Arizona governor looks to dismiss lawsuit over national monument

By Jennifer Yachnin | 06/12/2024 01:15 PM EDT

Gov. Katie Hobbs says GOP legislators overstepped their authority by challenging the monument in northern Arizona.

President Joe Biden signing monument proclamation.

President Joe Biden signs a proclamation designating the Baaj Nwaavjo I'tah Kukveni — Ancestral Footprints of the Grand Canyon National Monument at the Red Butte Airfield on Aug. 8, 2023, in Tusayan, Arizona. John Locher/AP

Arizona Gov. Katie Hobbs will ask a federal court to dismiss a lawsuit filed by Republican legislators targeting a sprawling national monument that surrounds the Grand Canyon National Park.

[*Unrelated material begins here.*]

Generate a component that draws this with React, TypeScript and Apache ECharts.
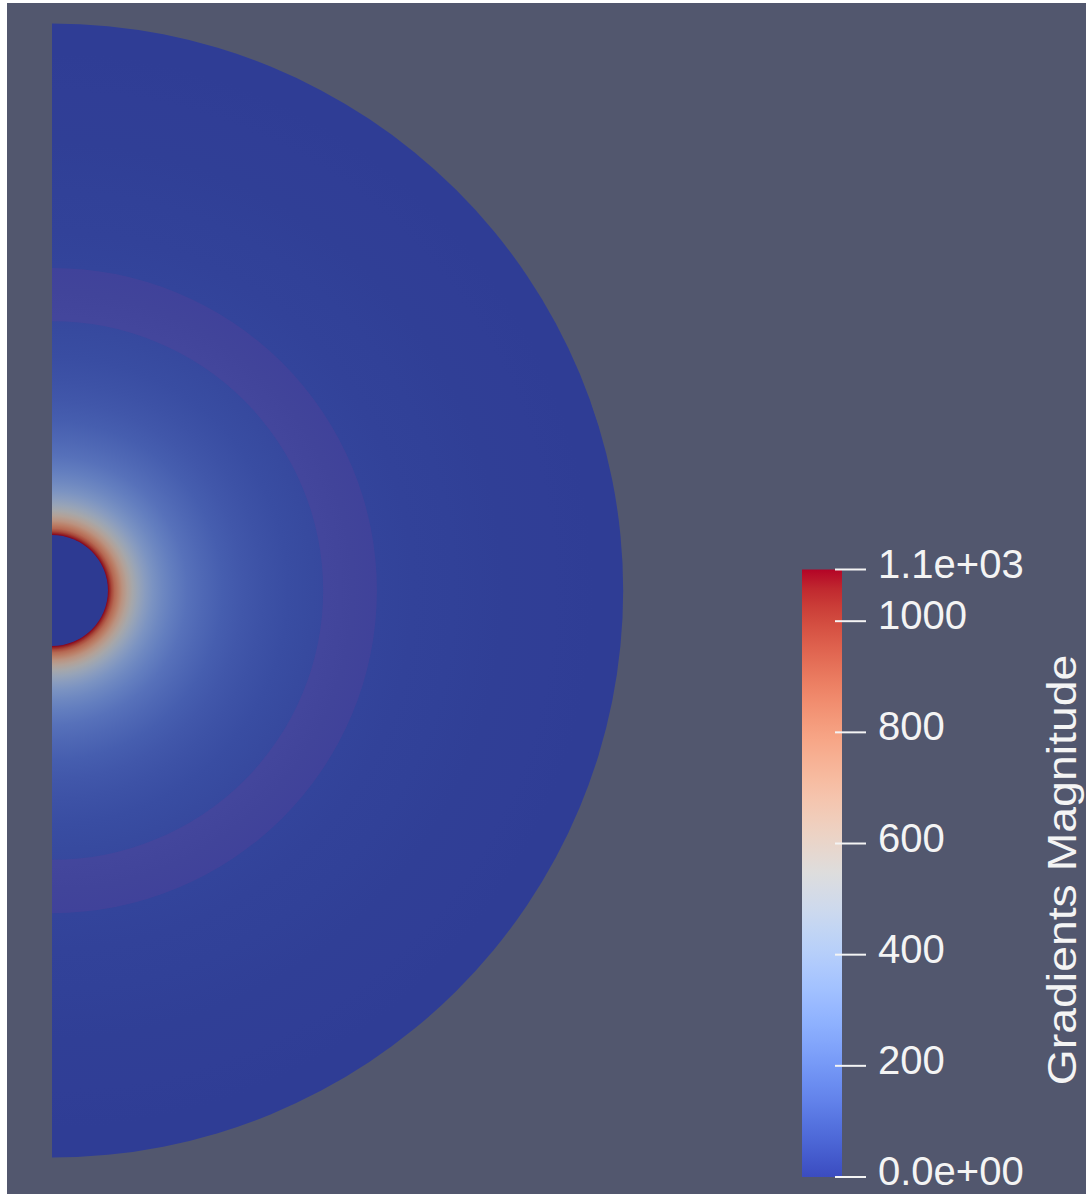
import React, { useEffect, useRef } from "react";
import * as echarts from "echarts";

// Radial profile (outer radius = 10 units)
const ringRadius = [0.98, 1.02, 1.05, 1.1, 1.16, 1.23, 1.32, 1.41, 1.51, 1.63, 1.76, 1.93, 2.11, 2.37, 2.64, 2.99, 3.34, 3.69, 4.13, 4.57, 4.83, 5.27, 5.71, 6.33, 7.03, 7.91, 8.79, 9.49, 10.0];
const ringValue = [1093, 1020, 950, 860, 790, 700, 610, 535, 465, 395, 340, 285, 240, 190, 155, 120, 96, 78, 62, 51, 46, 38, 33, 27, 22, 17, 14, 12, 11];
const holeRadius = 0.98;
const holeValue = 0;
const shellRange = [4.75, 5.69];
const rangeMin = 0;
const rangeMax = 1093;
const tickValues = [0, 200, 400, 600, 800, 1000, 1093];
const tickLabels = ["0.0e+00", "200", "400", "600", "800", "1000", "1.1e+03"];
const titleText = "Gradients Magnitude";

// ParaView "Cool to Warm" colormap
const COOLWARM: number[][] = [
  [0.0, 59, 76, 192], [0.03125, 68, 90, 204], [0.0625, 77, 104, 215], [0.09375, 87, 117, 225],
  [0.125, 98, 130, 234], [0.15625, 108, 142, 241], [0.1875, 119, 154, 247], [0.21875, 130, 165, 251],
  [0.25, 141, 176, 254], [0.28125, 152, 185, 255], [0.3125, 163, 194, 255], [0.34375, 174, 201, 253],
  [0.375, 184, 208, 249], [0.40625, 194, 213, 244], [0.4375, 204, 217, 238], [0.46875, 213, 219, 230],
  [0.5, 221, 221, 221], [0.53125, 229, 216, 209], [0.5625, 236, 211, 197], [0.59375, 241, 204, 185],
  [0.625, 245, 196, 173], [0.65625, 247, 187, 160], [0.6875, 247, 177, 148], [0.71875, 247, 166, 135],
  [0.75, 244, 154, 123], [0.78125, 241, 141, 111], [0.8125, 236, 127, 99], [0.84375, 229, 112, 88],
  [0.875, 222, 96, 77], [0.90625, 213, 80, 66], [0.9375, 203, 62, 56], [0.96875, 192, 40, 47],
  [1.0, 180, 4, 38],
];
const SHADE = 0.76;
const BG = "#52576E";
const FONT = '"Liberation Sans", Arial, sans-serif';

function coolwarm(t: number): number[] {
  const tt = Math.max(0, Math.min(1, t));
  for (let i = 1; i < COOLWARM.length; i++) {
    const a = COOLWARM[i - 1];
    const b = COOLWARM[i];
    if (tt <= b[0]) {
      const f = (tt - a[0]) / (b[0] - a[0]);
      return [a[1] + (b[1] - a[1]) * f, a[2] + (b[2] - a[2]) * f, a[3] + (b[3] - a[3]) * f];
    }
  }
  const l = COOLWARM[COOLWARM.length - 1];
  return [l[1], l[2], l[3]];
}
function colorOf(v: number, k = 1): string {
  const c = coolwarm((v - rangeMin) / (rangeMax - rangeMin));
  return `rgb(${Math.round(c[0] * k)},${Math.round(c[1] * k)},${Math.round(c[2] * k)})`;
}

// half-annulus in data space: horizontal radius from the x scale, vertical from the y scale
function halfDisk(api: any, rOuter: number) {
  const c = api.coord([0, 0]);
  const rx = api.coord([rOuter, 0])[0] - c[0];
  const ry = c[1] - api.coord([0, rOuter])[1];
  return { c, rx, sy: ry / rx };
}

export default function App() {
  const ref = useRef<HTMLDivElement>(null);
  useEffect(() => {
    if (!ref.current) return;
    const chart = echarts.init(ref.current, null, { renderer: "svg" });

    const rings: number[][] = [[0, holeRadius, holeValue, holeValue]];
    for (let i = 0; i < ringRadius.length - 1; i++) {
      rings.push([ringRadius[i], ringRadius[i + 1], ringValue[i], ringValue[i + 1]]);
    }
    const ticks = tickValues.map((v, i) => [v, i]);

    const option: any = {
      animation: false,
      backgroundColor: BG,
      grid: [
        { left: 45, top: 20.5, width: 571, height: 1134 },
        { left: 795, top: 566.5, width: 40, height: 607.5 },
      ],
      xAxis: [
        { type: "value", gridIndex: 0, min: 0, max: 10, show: false },
        { type: "value", gridIndex: 1, min: 0, max: 1, show: false },
      ],
      yAxis: [
        { type: "value", gridIndex: 0, min: -10, max: 10, show: false },
        { type: "value", gridIndex: 1, min: rangeMin, max: rangeMax, show: false },
      ],
      graphic: [
        {
          type: "text",
          x: 1055,
          y: 867,
          rotation: Math.PI / 2,
          scaleX: 1.16,
          style: {
            text: titleText,
            fill: "#f4f4f4",
            font: `40px ${FONT}`,
            align: "center",
            verticalAlign: "middle",
          },
        },
      ],
      series: [
        {
          type: "custom",
          name: "field",
          xAxisIndex: 0,
          yAxisIndex: 0,
          silent: true,
          data: rings,
          renderItem: (params: any, api: any) => {
            const r0 = api.value(0);
            const r1 = api.value(1);
            const v0 = api.value(2);
            const v1 = api.value(3);
            const { c, rx, sy } = halfDisk(api, r1);
            const R0 = api.coord([r0, 0])[0] - c[0];
            const fill = new echarts.graphic.RadialGradient(
              c[0], c[1], rx,
              [
                { offset: Math.max(0, R0 / rx), color: colorOf(v0, SHADE) },
                { offset: 1, color: colorOf(v1, SHADE) },
              ],
              true
            );
            return {
              type: "sector",
              z2: 500 - params.dataIndex,
              originX: c[0],
              originY: c[1],
              scaleY: sy,
              shape: { cx: c[0], cy: c[1], r0: 0, r: rx, startAngle: -Math.PI / 2, endAngle: Math.PI / 2, clockwise: true },
              style: { fill },
            };
          },
        },
        {
          type: "custom",
          name: "shell",
          xAxisIndex: 0,
          yAxisIndex: 0,
          silent: true,
          z: 3,
          data: [shellRange],
          renderItem: (params: any, api: any) => {
            const { c, rx, sy } = halfDisk(api, api.value(1));
            const R0 = api.coord([api.value(0), 0])[0] - c[0];
            return {
              type: "sector",
              originX: c[0],
              originY: c[1],
              scaleY: sy,
              shape: { cx: c[0], cy: c[1], r0: R0, r: rx, startAngle: -Math.PI / 2, endAngle: Math.PI / 2, clockwise: true },
              style: { fill: "rgba(128,60,150,0.18)" },
            };
          },
        },
        {
          type: "custom",
          name: "colorbar",
          xAxisIndex: 1,
          yAxisIndex: 1,
          silent: true,
          data: [[rangeMin, rangeMax]],
          renderItem: (params: any, api: any) => {
            const p0 = api.coord([0, api.value(0)]);
            const p1 = api.coord([1, api.value(1)]);
            const stops = COOLWARM.map((s) => ({ offset: s[0], color: `rgb(${s[1]},${s[2]},${s[3]})` }));
            return {
              type: "rect",
              shape: { x: p0[0], y: p1[1], width: p1[0] - p0[0], height: p0[1] - p1[1] },
              style: { fill: new echarts.graphic.LinearGradient(0, 1, 0, 0, stops) },
            };
          },
        },
        {
          type: "custom",
          name: "colorbarTicks",
          xAxisIndex: 1,
          yAxisIndex: 1,
          silent: true,
          z: 5,
          clip: false,
          data: ticks,
          renderItem: (params: any, api: any) => {
            const p = api.coord([1, api.value(0)]);
            const label = tickLabels[api.value(1)];
            return {
              type: "group",
              children: [
                {
                  type: "line",
                  shape: { x1: p[0] - 7, y1: p[1], x2: p[0] + 24, y2: p[1] },
                  style: { stroke: "#f4f4f4", lineWidth: 2 },
                },
                {
                  type: "text",
                  x: p[0] + 36,
                  y: p[1] - 6,
                  style: {
                    text: label,
                    fill: "#f4f4f4",
                    font: `40px ${FONT}`,
                    align: "left",
                    verticalAlign: "middle",
                  },
                },
              ],
            };
          },
        },
      ],
    };
    chart.setOption(option);
    return () => chart.dispose();
  }, []);
  return (
    <div
      ref={ref}
      style={{ position: "absolute", left: 7, top: 3, width: 1079, height: 1191 }}
    />
  );
}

In a motion filed Monday, Hobbs and state Attorney General Kristin Mayes — both Democrats — asked the U.S. District Court for the District of Arizona to allow them to intervene in the lawsuit challenging President Joe Biden’s establishment last year of the Baaj Nwaavjo I’tah Kukveni — Ancestral Footprints of the Grand Canyon National Monument.

“Put simply, neither the State, the Governor, nor the State Land Department believes that designation of the Ancestral Footprints Monument injures Arizona,” Mayes wrote in the motion.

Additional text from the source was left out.